Nenhuma destas teses tem obviamente quaisquer hipóteses de ser demonstrada.

E se os defensores de Sócrates são aparentemente incapazes de compreender que os indicios no caso PT/TVI são de tal modo fortes que a estratégia de negar (aqui esplendidamente parodiada) não tem qualquer hipóteses de funcionar e apenas contribuirá para a descredibilização do Governo, os seus opositores estão a (e vão) perder-se em audições intermináveis na Comissão de Ética que, além de demonstrar a já proverbial promiscuidade entre política e jornalismo, vai constituir para eles sempre uma decepção (e um alívio para o PS/Governo) porque tudo o que for dito, e tem sido ditas coisas que merecem reflexão e preocupação, vai saber a pouco face à enormidade da tese absurda que defendem.

Analisando fria e desapaixonadamente a situação, penso que Sócrates poderia ter-se saído de forma relativamente airosa caso se tivesse demarcado claramente dos comportamentos absolutamente inaceitáveis de algumas pessoas próximas e explicar aqueles aspectos em que o seu nome surge directamente envolvido ou até obter o "perdão" do País relativamente a algum comportamento ou atitude menos correcto.

Não o tendo feito, a única esperança de clarificação que (me) resta será uma Comissão parlamentar de inquérito que, em todo o caso, julgo que seria sempre absolutamente indispensável para um esclarecimento cabal de todo o processo que veio a terminar com a aquisição pela Ongoing da participação do grupo Prisa na Media Capital e o cancelamento do Jornal de Sexta da TVI.

1 comentário:

  1. Caro JP Santos,
    Há um elemento comum aos três casos enunciados: Face Oculta, PT/TVI e Luís.
    Esse elemento comum é a existência de uma casta que parasita impunemente a democracia portuguesa e desbarata a descontroladamente o património público.
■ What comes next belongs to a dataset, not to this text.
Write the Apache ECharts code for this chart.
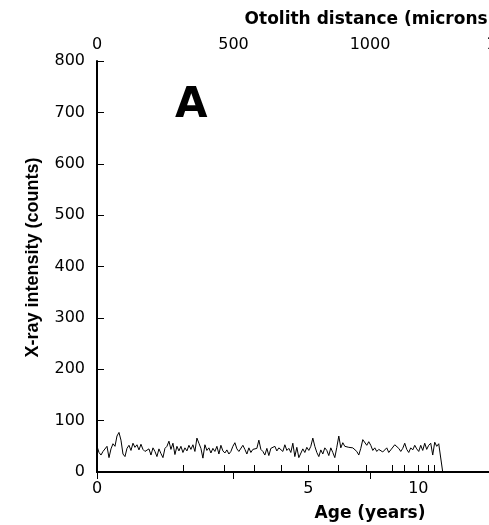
<!DOCTYPE html>
<html><head><meta charset="utf-8">
<style>html,body{margin:0;padding:0;background:#fff}#c{width:489px;height:525px}</style>
<script src="https://cdn.jsdelivr.net/npm/echarts@6/dist/echarts.min.js"></script>
</head><body><div id="c"></div>
<script>
// Otolith distance (microns) between successive samples of the transect
const SAMPLE_STEP_MICRONS = 7.32;
// X-ray intensity (counts) along the transect
const intensityCounts = [
  50,38,33,40,37,50,28,45,55,50,70,77,62,35,30,46,52,42,56,48,53,43,54,44,40,39,45,33,47,40,30,45,36,28,46,
  50,60,44,56,34,50,41,50,38,47,41,52,44,53,40,66,56,46,27,53,42,47,37,46,40,50,35,52,41,37,43,35,40,50,57,
  45,40,38,52,44,35,47,38,44,41,46,62,44,40,33,46,32,46,43,50,41,47,49,40,53,42,46,38,56,30,48,28,30,45,38,
  48,42,50,66,50,38,30,43,35,47,42,32,47,38,28,48,70,47,57,50,52,48,50,47,44,40,33,46,63,60,52,59,52,42,47,
  40,44,43,39,37,47,38,43,41,53,56,46,40,46,56,44,38,47,43,52,45,40,52,42,56,44,52,56,33,58,50,55,52,0
];
// Age annuli (years) and their positions along the otolith (microns)
const ageYears = [0,1,2,3,4,5,6,7,8,9,10,11,12];
const ageTickMicrons = [0,315,467,576,675,774,882,986,1080,1126,1177,1212,1234];
const ageLabelYears = [0,5,10];
// Top axis tick labels (microns)
const distanceTicks = [0,500,1000,1500,2000];
const intensityTicks = [0,100,200,300,400,500,600,700,800];

const ageLabelMicrons = ageLabelYears.map(y => ageTickMicrons[ageYears.indexOf(y)]);
const seriesData = intensityCounts.map((v, i) => [i * SAMPLE_STEP_MICRONS, v]);

const txt = {fontFamily: 'DejaVu Sans', fontSize: 16, color: '#000'};
const nameTxt = {fontFamily: 'DejaVu Sans', fontWeight: 'bold', fontSize: 17, color: '#000'};
const axLine = {show: true, lineStyle: {color: '#000', width: 2}};

const chart = echarts.init(document.getElementById('c'), null, {renderer: 'canvas'});
chart.setOption({
  animation: false,
  backgroundColor: '#fff',
  grid: {left: 97, top: 61, width: 546, height: 411, containLabel: false, outerBoundsMode: 'none'},
  xAxis: [
    {
      type: 'value', position: 'top',
      min: distanceTicks[0], max: distanceTicks[distanceTicks.length - 1], interval: 500,
      name: 'Otolith distance (microns)', nameLocation: 'middle', nameGap: 33, nameTextStyle: nameTxt,
      axisLine: axLine,
      axisTick: {show: true, inside: true, length: 7, lineStyle: {color: '#000', width: 1}},
      axisLabel: Object.assign({margin: 8, formatter: v => String(v)}, txt),
      splitLine: {show: false}
    },
    {
      type: 'value', position: 'bottom',
      min: distanceTicks[0], max: distanceTicks[distanceTicks.length - 1],
      name: 'Age (years)', nameLocation: 'middle', nameGap: 33, nameTextStyle: nameTxt,
      axisLine: axLine,
      axisTick: {show: true, inside: true, length: 7, customValues: ageTickMicrons, lineStyle: {color: '#000', width: 1}},
      axisLabel: Object.assign({margin: 9, customValues: ageLabelMicrons,
        formatter: v => String(ageYears[ageTickMicrons.indexOf(v)])}, txt),
      splitLine: {show: false}
    }
  ],
  yAxis: {
    type: 'value', min: intensityTicks[0], max: intensityTicks[intensityTicks.length - 1], interval: 100,
    name: 'X-ray intensity (counts)', nameLocation: 'middle', nameGap: 55,
    nameTextStyle: {fontFamily: 'Liberation Sans', fontWeight: 'bold', fontSize: 18, color: '#000', padding: [0, 0, 0, 18]},
    axisLine: axLine,
    axisTick: {show: true, inside: true, length: 7, lineStyle: {color: '#000', width: 1}},
    axisLabel: Object.assign({margin: 12, formatter: v => String(v)}, txt),
    splitLine: {show: false}
  },
  series: [{
    type: 'line', xAxisIndex: 0, yAxisIndex: 0,
    data: seriesData, symbol: 'none', showSymbol: false,
    lineStyle: {color: '#000', width: 1}
  }],
  graphic: [{
    type: 'text', left: 175, top: 85,
    style: {text: 'A', font: 'bold 42px "DejaVu Sans"', fill: '#000'}
  }]
});
</script></body></html>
    O que está em causa é muito mais do que o negócio das sucatas, a tentativa de controlar certos meios de comunicação ou o financiamento ilícito de partidos. O que as escutas divulgadas recentemente põem a nu é a completa subversão do regime democrático.
    Mostram que os formalismos democráticos que nós cumprimos de vez em quando, nas eleições, são meramente decorativos. O governo que temos não passa de uma repartição onde a generalidade dos ministros se ocupa de meras tarefas administrativas e de gestão.
    A política e as alavancas económicas essas são manobradas na sombra por figuras em que ninguém votou e que, em muitos casos, ninguém conhece. São os assessores milionários, os gestores públicos por nomeação e os gestores privados por indicação governamental integrados numa teia incompreensível cujo comando se desconhece.
    Eles é que determinam as influências mediáticas e os empréstimos bancários, os subsídios estatais e a aprovação das concessões, eles são as "golden shares" com que opera o verdadeiro poder.
    Basta ler o curriculo dos Varas, dos Pedro Soares, dos Soares Carneiro e das Ongoings, para falar apenas os que se tornaram famosos nos últimos dias, para perceber em que tipo de "estado de direito" é que vivemos.